* [EXERCISE DETAILS]:
Print exactly the lines from the first one down to the line that contains "const planckSigv = [8.0e-27, 1.8e-25, 2.1e-24];", both included, and skip the pictures.

* [DATA SEGMENT]:
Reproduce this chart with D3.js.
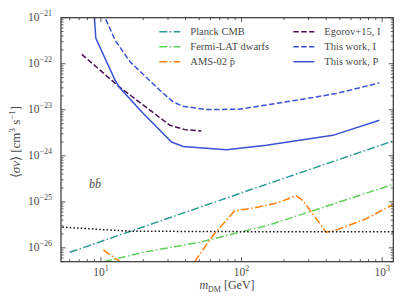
<!DOCTYPE html>
<html><head><meta charset="utf-8">
<script src="https://cdn.jsdelivr.net/npm/d3@7"></script>
<style>
html,body{margin:0;padding:0;background:#fff;}
text{font-family:"Liberation Serif","Times New Roman",serif;fill:#4a4a4a;}
</style></head>
<body>
<svg id="c" width="407" height="305"></svg>
<script>
// ---- data ----
const planckMass = [6, 114, 1200];
const planckSigv = [8.0e-27, 1.8e-25, 2.1e-24];

const fermiMass = [10.5, 20, 50, 158, 400, 1200];
const fermiSigv = [5.0e-27, 8.0e-27, 1.32e-26, 3.15e-26, 8.0e-26, 2.4e-25];

const amsMass = [10.4, 13.9, 28, 45.9, 62.6, 89.3, 124, 180, 245, 273, 400, 497, 769, 1190];
const amsSigv = [9.0e-27, 4.8e-27, 1.2e-27, 4.8e-27, 1.85e-26, 6.4e-26, 7.4e-26, 9.5e-26, 1.35e-25, 1.07e-25, 2.18e-26, 2.58e-26, 4.27e-26, 8.7e-26];

const relicMass = [5, 10, 16, 100, 1200];
const relicSigv = [2.85e-26, 2.5e-26, 2.3e-26, 2.25e-26, 2.25e-26];

const egorovMass = [7.3, 13.6, 30.9, 39.5, 51.8];
const egorovSigv = [1.6e-22, 3.1e-23, 4.6e-24, 3.7e-24, 3.45e-24];

const thisIMass = [10.3, 10.7, 12.6, 16.1, 26.2, 32.6, 38.4, 56.2, 96.9, 245, 471, 955];
const thisISigv = [2e-21, 1e-21, 3.27e-22, 1.1e-22, 2.66e-23, 1.48e-23, 1.19e-23, 1.01e-23, 1.03e-23, 1.61e-23, 2.25e-23, 3.84e-23];

const thisPMass = [8.85, 9.2, 12.6, 13.6, 20, 31.8, 38.4, 78, 150, 446, 955];
const thisPSigv = [2e-21, 3.56e-22, 4.4e-23, 3.0e-23, 8.3e-24, 1.99e-24, 1.6e-24, 1.36e-24, 1.69e-24, 2.78e-24, 5.9e-24];

const xTickVals = [10, 100, 1000];
const xTickExp = ["1", "2", "3"];
const yTickVals = [1e-21, 1e-22, 1e-23, 1e-24, 1e-25, 1e-26];
const yTickExp = ["\u221221", "\u221222", "\u221223", "\u221224", "\u221225", "\u221226"];

const legendNames = ["Planck CMB", "Fermi-LAT dwarfs", "AMS-02 p\u0304", "Egorov+15, I", "This work, I", "This work, P"];

// ---- layout ----
const L = 61, R = 393.3, T = 17.7, B = 261.7;
const svg = d3.select("#c");
const x = d3.scaleLog().domain([5.2, 1200]).range([L, R]);
const y = d3.scaleLog().domain([5e-27, 1e-21]).range([B, T]);

svg.append("clipPath").attr("id", "clip").append("rect")
  .attr("x", L).attr("y", T).attr("width", R - L).attr("height", B - T);

const line = d3.line().x(d => x(d[0])).y(d => y(d[1]));
const zip = (a, b) => a.map((v, i) => [v, b[i]]);

const series = [
  {m: planckMass, s: planckSigv, color: "#2a9b93", dash: "8,2.4,1.5,2.4", w: 1.5},
  {m: fermiMass, s: fermiSigv, color: "#5fcf5a", dash: "8,2.4,1.5,2.4", w: 1.5},
  {m: amsMass, s: amsSigv, color: "#ff800e", dash: "8,2.4,1.5,2.4", w: 1.5},
  {m: relicMass, s: relicSigv, color: "#111", dash: "1.5,2.2", w: 1.5},
  {m: egorovMass, s: egorovSigv, color: "#4a1050", dash: "5.5,2.4", w: 1.5},
  {m: thisIMass, s: thisISigv, color: "#3b52d3", dash: "5.5,2.4", w: 1.5},
  {m: thisPMass, s: thisPSigv, color: "#3b52d3", dash: null, w: 1.5}
];

const g = svg.append("g").attr("clip-path", "url(#clip)");
series.forEach(sr => {
  g.append("path").datum(zip(sr.m, sr.s))
    .attr("d", line).attr("fill", "none")
    .attr("stroke", sr.color).attr("stroke-width", sr.w)
    .attr("stroke-dasharray", sr.dash);
});

// ---- axes (ticks inward on all four sides) ----
const axisColor = "#333";
const ax = svg.append("g");
function minorTicks(domain) {
  const out = [];
  const lo = Math.floor(Math.log10(domain[0])), hi = Math.ceil(Math.log10(domain[1]));
  for (let e = lo; e <= hi; e++) for (let k = 1; k <= 9; k++) {
    const v = k * Math.pow(10, e);
    if (v >= domain[0] * 0.9999 && v <= domain[1] * 1.0001) out.push({v, major: k === 1});
  }
  return out;
}
minorTicks(x.domain()).forEach(t => {
  const len = t.major ? 4.5 : 2.5;
  const px = x(t.v);
  ax.append("line").attr("x1", px).attr("x2", px).attr("y1", B).attr("y2", B - len).attr("stroke", axisColor).attr("stroke-width", 0.8);
  ax.append("line").attr("x1", px).attr("x2", px).attr("y1", T).attr("y2", T + len).attr("stroke", axisColor).attr("stroke-width", 0.8);
});
minorTicks(y.domain()).forEach(t => {
  const len = t.major ? 4.5 : 2.5;
  const py = y(t.v);
  ax.append("line").attr("y1", py).attr("y2", py).attr("x1", L).attr("x2", L + len).attr("stroke", axisColor).attr("stroke-width", 0.8);
  ax.append("line").attr("y1", py).attr("y2", py).attr("x1", R).attr("x2", R - len).attr("stroke", axisColor).attr("stroke-width", 0.8);
});
ax.append("rect").attr("x", L).attr("y", T).attr("width", R - L).attr("height", B - T)
  .attr("fill", "none").attr("stroke", axisColor).attr("stroke-width", 1.2);

// tick labels
xTickVals.forEach((v, i) => {
  const t = svg.append("text").attr("x", x(v)).attr("y", 276).attr("text-anchor", "middle").attr("font-size", 11.5);
  t.append("tspan").text("10");
  t.append("tspan").attr("dy", -5).attr("font-size", 8).text(xTickExp[i]);
});
yTickVals.forEach((v, i) => {
  const t = svg.append("text").attr("x", 52).attr("y", y(v) + 3.5).attr("text-anchor", "end").attr("font-size", 11.5);
  t.append("tspan").text("10");
  t.append("tspan").attr("dy", -5).attr("font-size", 8).text(yTickExp[i]);
});

// axis labels
const xl = svg.append("text").attr("x", 227).attr("y", 289).attr("text-anchor", "middle").attr("font-size", 12);
xl.append("tspan").attr("font-style", "italic").text("m");
xl.append("tspan").attr("dy", 2.5).attr("font-size", 8).text("DM");
xl.append("tspan").attr("dy", -2.5).text(" [GeV]");

const yl = svg.append("text").attr("transform", "translate(20,142) rotate(-90)").attr("text-anchor", "middle").attr("font-size", 13);
yl.append("tspan").text("\u27E8");
yl.append("tspan").attr("font-style", "italic").text("\u03C3v");
yl.append("tspan").text("\u27E9 [cm");
yl.append("tspan").attr("dy", -5).attr("font-size", 9).text("3");
yl.append("tspan").attr("dy", 5).text(" s");
yl.append("tspan").attr("dy", -5).attr("font-size", 9).text("\u22121");
yl.append("tspan").attr("dy", 5).text("]");

// channel annotation
svg.append("text").attr("x", 95).attr("y", 188).attr("text-anchor", "middle")
  .attr("font-size", 12).attr("font-style", "italic").text("bb\u0304");

// legend
const legPos = [[159.3, 31.7], [159.3, 46.7], [159.3, 61.7], [293.3, 31.7], [293.3, 46.7], [293.3, 61.7]];
const legOrder = [0, 1, 2, 4, 5, 6];
legOrder.forEach((si, i) => {
  const sr = series[si];
  const [lx, ly] = legPos[i];
  svg.append("line").attr("x1", lx).attr("x2", lx + 21).attr("y1", ly).attr("y2", ly)
    .attr("stroke", sr.color).attr("stroke-width", sr.w).attr("stroke-dasharray", sr.dash);
  svg.append("text").attr("x", lx + 31).attr("y", ly + 3.5).attr("font-size", 10.5).text(legendNames[i]);
});
</script>
</body></html>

* [WRITTEN REPLY]:
Reproduce this chart with D3.js.
<!DOCTYPE html>
<html><head><meta charset="utf-8">
<script src="https://cdn.jsdelivr.net/npm/d3@7"></script>
<style>
html,body{margin:0;padding:0;background:#fff;}
text{font-family:"Liberation Serif","Times New Roman",serif;fill:#4a4a4a;}
</style></head>
<body>
<svg id="c" width="407" height="305"></svg>
<script>
// ---- data ----
const planckMass = [6, 114, 1200];
const planckSigv = [8.0e-27, 1.8e-25, 2.1e-24];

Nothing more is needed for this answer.